Thursday, November 13, 2008

Who thought it would be so hard?

Part of the accountability of Becoming Whole is to call one of four or five leaders on a daily basis to talk momentarily and to be affirmed / blessed as a man of Christ. On Tuesday, the first day after the meeting, I planned on calling, but kept putting it off. Besides, we just had the meeting the night before and I didn't feel the pull of temptation today. I'm good! What's the point of calling? Wow! This calling thing is going to be harder than I thought. I picked up the phone and thought about who to call. Was it too late? No! 6pm might interrupt someones dinner, but it certainly isn't late. Okay, here we go......... Dial the number. Ring. Ring. Voicemail. I'll leave a polite message that everything is okay and put a check in the block on my acccountability sheet. That wasn't hard! But I didn't really talk to anyone. Okay, next guy on the list to call. Ring. Ring. 'Hello.' the voice said. 'Hey, how's it going?' I say.

After a short conversation, the leader asks me if he can pray for me. I receive his prayer of blessing and encouragement for my family and I. Wow! That was cool.

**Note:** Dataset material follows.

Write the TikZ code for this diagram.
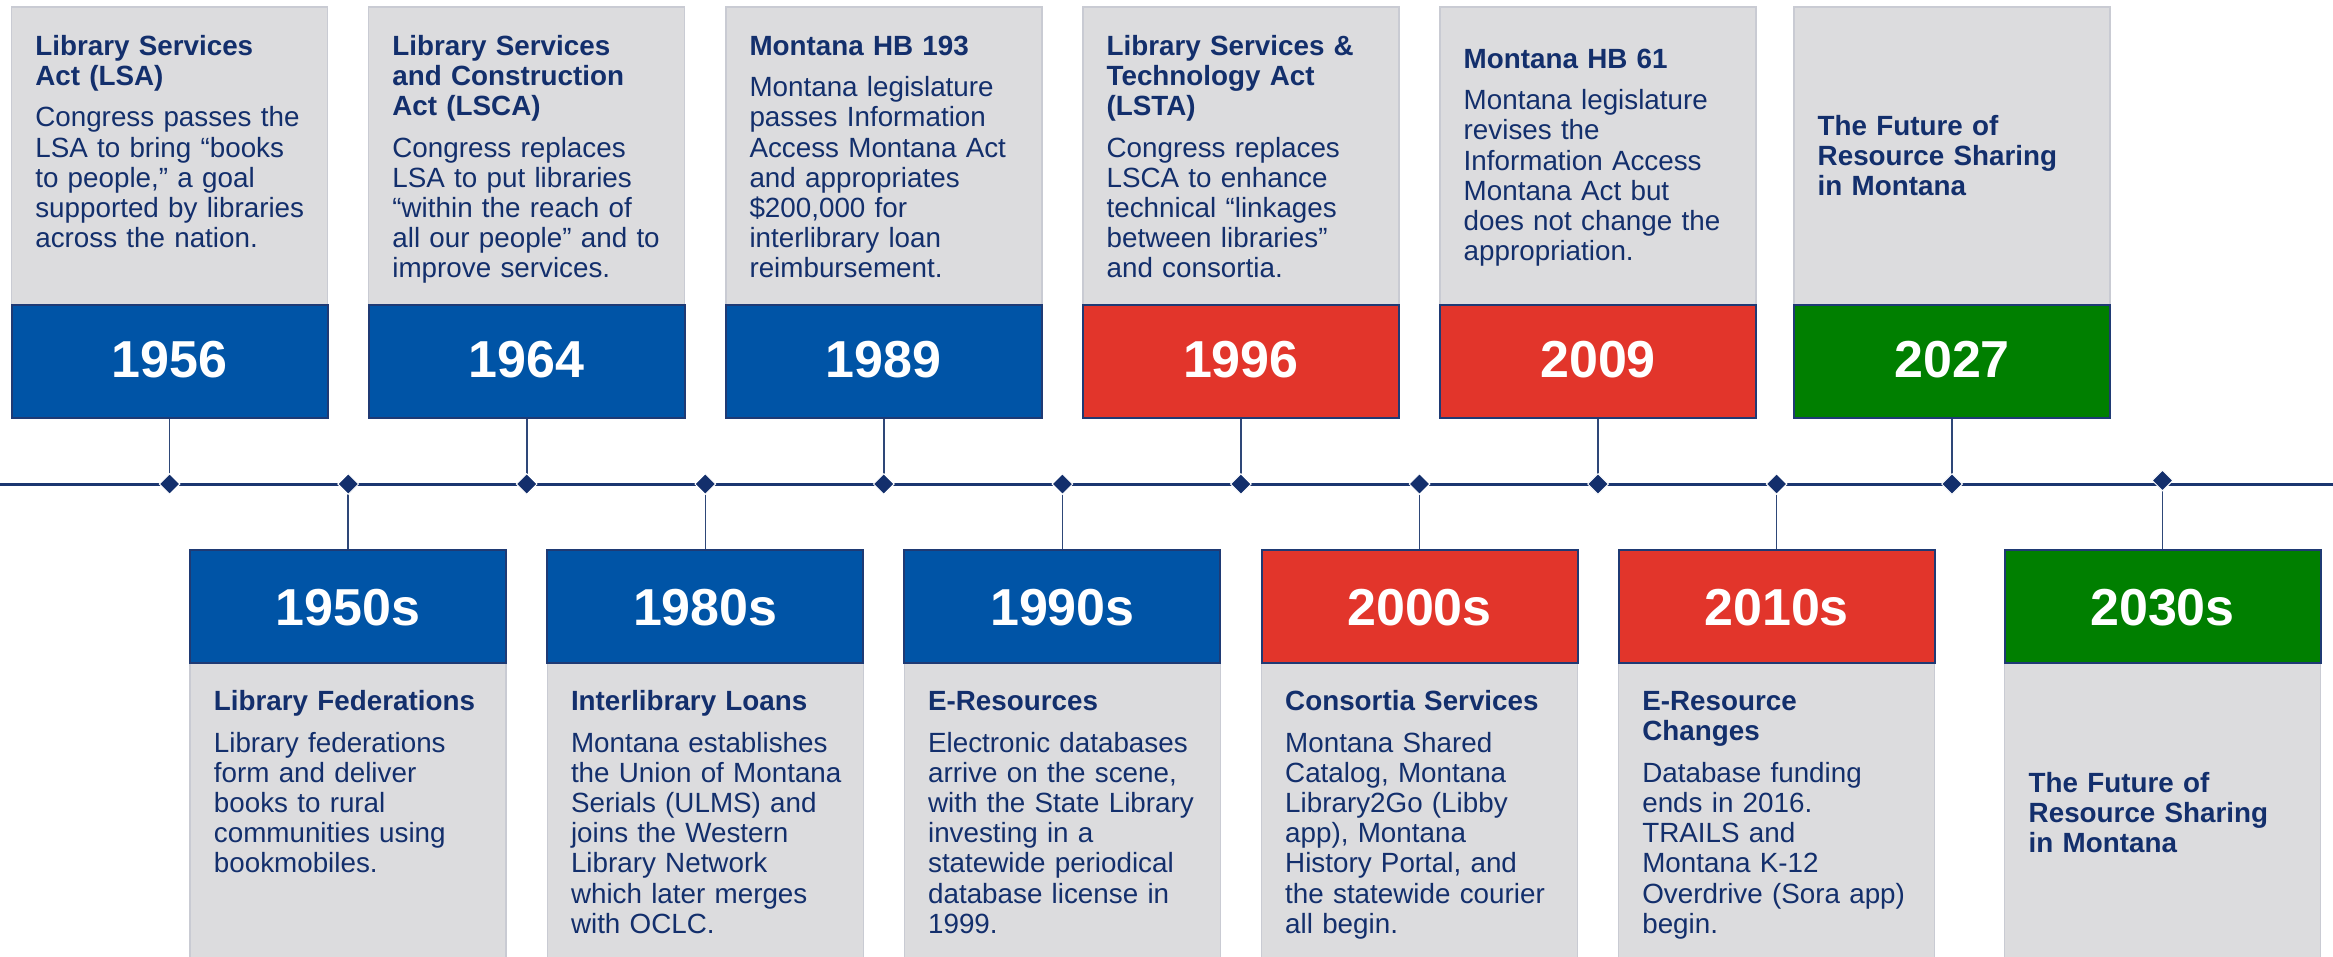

I like this.

Flash forward to Wednesday, and the hustle-bustle of life. I'm 'gonna' call went through my mind several times after work. I have discovered that this 'gonna' thing is not going to work. I felt the pull of temptation a couple of times on Wednesday, but I chose to take God's path of escape and felt empowered to keep my temptation at bay. But this phonecall........I forgot to make it. I'm too busy. I'm gonna. My family time is important, right? My college work is important, right? Today I will make time to make a phonecall, because it is important! It is the support of a brother that has been where I am at, who knows my pain and my stuggle. He desires the opportunity to pray with me and to bless me and affirm me as a man of God. I desire to be blessed and affirmed as a man of God, though at times I would not acknowledge it. Matthew 18:20 says, "For where two or three come together in my name, there am I with them."